§ WRITTEN EXERCISE:
Write out each line of the listing as it stands, without the images.

§ INFORMATION PROVIDED:
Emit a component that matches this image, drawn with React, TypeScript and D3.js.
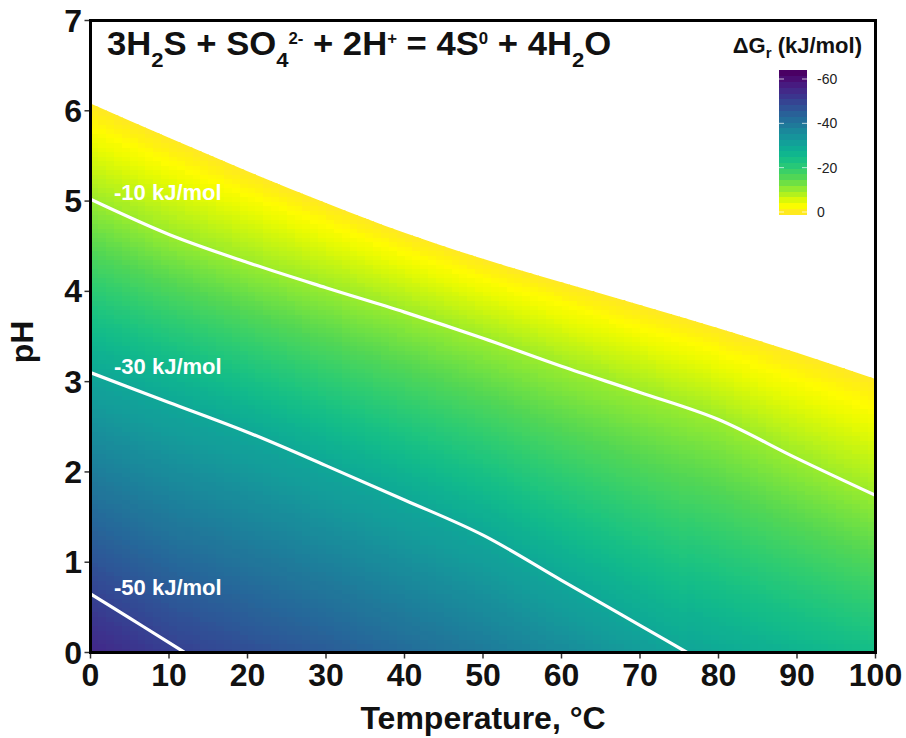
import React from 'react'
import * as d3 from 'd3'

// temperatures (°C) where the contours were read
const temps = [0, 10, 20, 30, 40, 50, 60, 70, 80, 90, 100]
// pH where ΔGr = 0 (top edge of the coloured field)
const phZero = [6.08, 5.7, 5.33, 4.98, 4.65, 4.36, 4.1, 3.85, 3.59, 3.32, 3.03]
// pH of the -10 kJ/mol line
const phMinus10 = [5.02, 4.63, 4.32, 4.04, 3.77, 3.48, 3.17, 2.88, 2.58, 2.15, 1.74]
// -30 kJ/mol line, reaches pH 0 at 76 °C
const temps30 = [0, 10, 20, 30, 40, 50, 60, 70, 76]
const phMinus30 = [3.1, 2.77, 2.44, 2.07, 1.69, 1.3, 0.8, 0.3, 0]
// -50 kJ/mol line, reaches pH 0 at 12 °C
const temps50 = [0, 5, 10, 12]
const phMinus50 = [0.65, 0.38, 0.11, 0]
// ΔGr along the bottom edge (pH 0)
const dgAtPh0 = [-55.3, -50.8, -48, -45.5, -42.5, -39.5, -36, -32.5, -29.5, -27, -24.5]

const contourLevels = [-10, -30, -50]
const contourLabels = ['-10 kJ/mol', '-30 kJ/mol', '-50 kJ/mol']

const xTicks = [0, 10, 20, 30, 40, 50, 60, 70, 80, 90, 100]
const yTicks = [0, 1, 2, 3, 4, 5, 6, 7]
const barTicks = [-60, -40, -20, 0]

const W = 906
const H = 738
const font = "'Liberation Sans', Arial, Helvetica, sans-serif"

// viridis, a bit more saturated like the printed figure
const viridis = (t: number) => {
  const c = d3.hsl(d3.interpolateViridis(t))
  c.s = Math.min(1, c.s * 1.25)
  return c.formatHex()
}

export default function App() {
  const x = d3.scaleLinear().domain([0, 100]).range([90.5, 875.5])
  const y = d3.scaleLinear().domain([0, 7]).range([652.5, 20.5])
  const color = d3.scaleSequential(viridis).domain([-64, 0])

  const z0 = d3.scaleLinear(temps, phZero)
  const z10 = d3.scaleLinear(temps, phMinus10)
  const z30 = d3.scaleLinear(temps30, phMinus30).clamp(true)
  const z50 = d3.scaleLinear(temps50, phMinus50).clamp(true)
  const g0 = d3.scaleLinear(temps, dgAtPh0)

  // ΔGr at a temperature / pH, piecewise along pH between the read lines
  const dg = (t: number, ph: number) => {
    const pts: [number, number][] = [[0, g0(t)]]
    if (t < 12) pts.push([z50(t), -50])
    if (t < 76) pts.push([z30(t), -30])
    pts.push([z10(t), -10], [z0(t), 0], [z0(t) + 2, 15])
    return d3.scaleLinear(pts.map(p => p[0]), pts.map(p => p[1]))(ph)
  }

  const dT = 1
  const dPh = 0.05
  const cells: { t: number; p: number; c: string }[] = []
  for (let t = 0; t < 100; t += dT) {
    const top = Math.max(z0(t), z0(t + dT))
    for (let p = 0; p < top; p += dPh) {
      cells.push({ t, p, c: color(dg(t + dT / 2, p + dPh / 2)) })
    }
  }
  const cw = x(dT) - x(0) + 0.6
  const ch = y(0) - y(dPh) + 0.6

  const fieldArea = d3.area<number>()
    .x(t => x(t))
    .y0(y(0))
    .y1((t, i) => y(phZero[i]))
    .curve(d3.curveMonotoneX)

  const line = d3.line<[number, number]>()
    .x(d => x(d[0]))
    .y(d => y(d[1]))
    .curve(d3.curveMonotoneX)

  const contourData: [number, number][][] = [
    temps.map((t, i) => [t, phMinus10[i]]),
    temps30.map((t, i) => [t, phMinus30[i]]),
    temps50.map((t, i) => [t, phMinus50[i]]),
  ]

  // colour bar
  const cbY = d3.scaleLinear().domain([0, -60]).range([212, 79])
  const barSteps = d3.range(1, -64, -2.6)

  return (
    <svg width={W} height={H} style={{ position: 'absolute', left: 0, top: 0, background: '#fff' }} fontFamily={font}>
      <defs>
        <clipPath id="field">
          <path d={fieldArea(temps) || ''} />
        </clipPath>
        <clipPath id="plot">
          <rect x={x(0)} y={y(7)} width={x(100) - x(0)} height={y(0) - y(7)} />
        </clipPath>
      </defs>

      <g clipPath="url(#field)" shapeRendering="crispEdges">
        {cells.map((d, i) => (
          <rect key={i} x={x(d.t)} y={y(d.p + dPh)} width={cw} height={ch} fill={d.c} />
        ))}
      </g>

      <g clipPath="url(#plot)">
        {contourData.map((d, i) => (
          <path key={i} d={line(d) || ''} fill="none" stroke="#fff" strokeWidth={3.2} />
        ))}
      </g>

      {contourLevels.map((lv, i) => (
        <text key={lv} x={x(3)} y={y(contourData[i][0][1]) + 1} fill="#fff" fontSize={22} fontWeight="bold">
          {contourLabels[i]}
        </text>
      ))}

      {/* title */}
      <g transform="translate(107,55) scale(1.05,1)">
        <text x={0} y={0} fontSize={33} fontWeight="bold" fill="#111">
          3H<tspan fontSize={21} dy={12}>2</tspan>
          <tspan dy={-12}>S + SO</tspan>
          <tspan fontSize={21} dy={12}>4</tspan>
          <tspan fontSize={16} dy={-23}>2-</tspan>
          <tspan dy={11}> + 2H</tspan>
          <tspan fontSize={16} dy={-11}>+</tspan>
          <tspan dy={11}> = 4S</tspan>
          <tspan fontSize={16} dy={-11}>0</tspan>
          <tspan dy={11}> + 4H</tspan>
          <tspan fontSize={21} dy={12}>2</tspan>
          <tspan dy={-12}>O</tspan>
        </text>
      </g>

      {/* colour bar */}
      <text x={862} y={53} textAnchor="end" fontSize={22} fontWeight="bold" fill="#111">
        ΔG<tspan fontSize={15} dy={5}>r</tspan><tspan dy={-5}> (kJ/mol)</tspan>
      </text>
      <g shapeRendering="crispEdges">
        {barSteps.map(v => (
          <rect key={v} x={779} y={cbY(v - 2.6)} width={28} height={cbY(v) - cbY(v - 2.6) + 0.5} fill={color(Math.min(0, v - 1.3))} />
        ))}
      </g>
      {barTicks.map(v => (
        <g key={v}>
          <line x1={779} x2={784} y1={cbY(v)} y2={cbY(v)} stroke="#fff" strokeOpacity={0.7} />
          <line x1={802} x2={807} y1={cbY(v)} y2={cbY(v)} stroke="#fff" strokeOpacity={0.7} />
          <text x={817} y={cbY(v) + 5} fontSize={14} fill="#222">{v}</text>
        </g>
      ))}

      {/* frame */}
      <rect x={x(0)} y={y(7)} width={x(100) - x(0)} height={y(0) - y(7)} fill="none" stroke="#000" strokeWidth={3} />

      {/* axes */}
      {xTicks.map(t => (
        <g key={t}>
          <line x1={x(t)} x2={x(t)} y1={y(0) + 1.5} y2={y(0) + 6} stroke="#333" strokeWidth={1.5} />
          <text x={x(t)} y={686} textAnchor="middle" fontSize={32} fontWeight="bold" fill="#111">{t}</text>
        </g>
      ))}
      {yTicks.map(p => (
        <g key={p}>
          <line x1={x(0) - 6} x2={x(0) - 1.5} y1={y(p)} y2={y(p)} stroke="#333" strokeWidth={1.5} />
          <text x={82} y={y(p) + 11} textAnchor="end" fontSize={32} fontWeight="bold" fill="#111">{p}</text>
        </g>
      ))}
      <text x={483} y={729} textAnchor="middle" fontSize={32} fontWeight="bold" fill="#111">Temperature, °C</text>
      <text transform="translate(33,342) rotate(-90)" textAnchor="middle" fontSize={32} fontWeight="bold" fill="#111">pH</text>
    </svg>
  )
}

§ RESPONSE TO THE TASK:
Emit a component that matches this image, drawn with React, TypeScript and D3.js.
import React from 'react'
import * as d3 from 'd3'

// temperatures (°C) where the contours were read
const temps = [0, 10, 20, 30, 40, 50, 60, 70, 80, 90, 100]
// pH where ΔGr = 0 (top edge of the coloured field)
const phZero = [6.08, 5.7, 5.33, 4.98, 4.65, 4.36, 4.1, 3.85, 3.59, 3.32, 3.03]
// pH of the -10 kJ/mol line
const phMinus10 = [5.02, 4.63, 4.32, 4.04, 3.77, 3.48, 3.17, 2.88, 2.58, 2.15, 1.74]
// -30 kJ/mol line, reaches pH 0 at 76 °C
const temps30 = [0, 10, 20, 30, 40, 50, 60, 70, 76]
const phMinus30 = [3.1, 2.77, 2.44, 2.07, 1.69, 1.3, 0.8, 0.3, 0]
// -50 kJ/mol line, reaches pH 0 at 12 °C
const temps50 = [0, 5, 10, 12]
const phMinus50 = [0.65, 0.38, 0.11, 0]
// ΔGr along the bottom edge (pH 0)
const dgAtPh0 = [-55.3, -50.8, -48, -45.5, -42.5, -39.5, -36, -32.5, -29.5, -27, -24.5]

const contourLevels = [-10, -30, -50]
const contourLabels = ['-10 kJ/mol', '-30 kJ/mol', '-50 kJ/mol']

const xTicks = [0, 10, 20, 30, 40, 50, 60, 70, 80, 90, 100]
const yTicks = [0, 1, 2, 3, 4, 5, 6, 7]
const barTicks = [-60, -40, -20, 0]

const W = 906
const H = 738
const font = "'Liberation Sans', Arial, Helvetica, sans-serif"

// viridis, a bit more saturated like the printed figure
const viridis = (t: number) => {
  const c = d3.hsl(d3.interpolateViridis(t))
  c.s = Math.min(1, c.s * 1.25)
  return c.formatHex()
}

export default function App() {
  const x = d3.scaleLinear().domain([0, 100]).range([90.5, 875.5])
  const y = d3.scaleLinear().domain([0, 7]).range([652.5, 20.5])
  const color = d3.scaleSequential(viridis).domain([-64, 0])

  const z0 = d3.scaleLinear(temps, phZero)
  const z10 = d3.scaleLinear(temps, phMinus10)
  const z30 = d3.scaleLinear(temps30, phMinus30).clamp(true)
  const z50 = d3.scaleLinear(temps50, phMinus50).clamp(true)
  const g0 = d3.scaleLinear(temps, dgAtPh0)

  // ΔGr at a temperature / pH, piecewise along pH between the read lines
  const dg = (t: number, ph: number) => {
    const pts: [number, number][] = [[0, g0(t)]]
    if (t < 12) pts.push([z50(t), -50])
    if (t < 76) pts.push([z30(t), -30])
    pts.push([z10(t), -10], [z0(t), 0], [z0(t) + 2, 15])
    return d3.scaleLinear(pts.map(p => p[0]), pts.map(p => p[1]))(ph)
  }

  const dT = 1
  const dPh = 0.05
  const cells: { t: number; p: number; c: string }[] = []
  for (let t = 0; t < 100; t += dT) {
    const top = Math.max(z0(t), z0(t + dT))
    for (let p = 0; p < top; p += dPh) {
      cells.push({ t, p, c: color(dg(t + dT / 2, p + dPh / 2)) })
    }
  }
  const cw = x(dT) - x(0) + 0.6
  const ch = y(0) - y(dPh) + 0.6

  const fieldArea = d3.area<number>()
    .x(t => x(t))
    .y0(y(0))
    .y1((t, i) => y(phZero[i]))
    .curve(d3.curveMonotoneX)

  const line = d3.line<[number, number]>()
    .x(d => x(d[0]))
    .y(d => y(d[1]))
    .curve(d3.curveMonotoneX)

  const contourData: [number, number][][] = [
    temps.map((t, i) => [t, phMinus10[i]]),
    temps30.map((t, i) => [t, phMinus30[i]]),
    temps50.map((t, i) => [t, phMinus50[i]]),
  ]

  // colour bar
  const cbY = d3.scaleLinear().domain([0, -60]).range([212, 79])
  const barSteps = d3.range(1, -64, -2.6)

  return (
    <svg width={W} height={H} style={{ position: 'absolute', left: 0, top: 0, background: '#fff' }} fontFamily={font}>
      <defs>
        <clipPath id="field">
          <path d={fieldArea(temps) || ''} />
        </clipPath>
        <clipPath id="plot">
          <rect x={x(0)} y={y(7)} width={x(100) - x(0)} height={y(0) - y(7)} />
        </clipPath>
      </defs>

      <g clipPath="url(#field)" shapeRendering="crispEdges">
        {cells.map((d, i) => (
          <rect key={i} x={x(d.t)} y={y(d.p + dPh)} width={cw} height={ch} fill={d.c} />
        ))}
      </g>

      <g clipPath="url(#plot)">
        {contourData.map((d, i) => (
          <path key={i} d={line(d) || ''} fill="none" stroke="#fff" strokeWidth={3.2} />
        ))}
      </g>

      {contourLevels.map((lv, i) => (
        <text key={lv} x={x(3)} y={y(contourData[i][0][1]) + 1} fill="#fff" fontSize={22} fontWeight="bold">
          {contourLabels[i]}
        </text>
      ))}

      {/* title */}
      <g transform="translate(107,55) scale(1.05,1)">
        <text x={0} y={0} fontSize={33} fontWeight="bold" fill="#111">
          3H<tspan fontSize={21} dy={12}>2</tspan>
          <tspan dy={-12}>S + SO</tspan>
          <tspan fontSize={21} dy={12}>4</tspan>
          <tspan fontSize={16} dy={-23}>2-</tspan>
          <tspan dy={11}> + 2H</tspan>
          <tspan fontSize={16} dy={-11}>+</tspan>
          <tspan dy={11}> = 4S</tspan>
          <tspan fontSize={16} dy={-11}>0</tspan>
          <tspan dy={11}> + 4H</tspan>
          <tspan fontSize={21} dy={12}>2</tspan>
          <tspan dy={-12}>O</tspan>
        </text>
      </g>

      {/* colour bar */}
      <text x={862} y={53} textAnchor="end" fontSize={22} fontWeight="bold" fill="#111">
        ΔG<tspan fontSize={15} dy={5}>r</tspan><tspan dy={-5}> (kJ/mol)</tspan>
      </text>
      <g shapeRendering="crispEdges">
        {barSteps.map(v => (
          <rect key={v} x={779} y={cbY(v - 2.6)} width={28} height={cbY(v) - cbY(v - 2.6) + 0.5} fill={color(Math.min(0, v - 1.3))} />
        ))}
      </g>
      {barTicks.map(v => (
        <g key={v}>
          <line x1={779} x2={784} y1={cbY(v)} y2={cbY(v)} stroke="#fff" strokeOpacity={0.7} />
          <line x1={802} x2={807} y1={cbY(v)} y2={cbY(v)} stroke="#fff" strokeOpacity={0.7} />
          <text x={817} y={cbY(v) + 5} fontSize={14} fill="#222">{v}</text>
        </g>
      ))}

      {/* frame */}
      <rect x={x(0)} y={y(7)} width={x(100) - x(0)} height={y(0) - y(7)} fill="none" stroke="#000" strokeWidth={3} />

      {/* axes */}
      {xTicks.map(t => (
        <g key={t}>
          <line x1={x(t)} x2={x(t)} y1={y(0) + 1.5} y2={y(0) + 6} stroke="#333" strokeWidth={1.5} />
          <text x={x(t)} y={686} textAnchor="middle" fontSize={32} fontWeight="bold" fill="#111">{t}</text>
        </g>
      ))}
      {yTicks.map(p => (
        <g key={p}>
          <line x1={x(0) - 6} x2={x(0) - 1.5} y1={y(p)} y2={y(p)} stroke="#333" strokeWidth={1.5} />
          <text x={82} y={y(p) + 11} textAnchor="end" fontSize={32} fontWeight="bold" fill="#111">{p}</text>
        </g>
      ))}
      <text x={483} y={729} textAnchor="middle" fontSize={32} fontWeight="bold" fill="#111">Temperature, °C</text>
      <text transform="translate(33,342) rotate(-90)" textAnchor="middle" fontSize={32} fontWeight="bold" fill="#111">pH</text>
    </svg>
  )
}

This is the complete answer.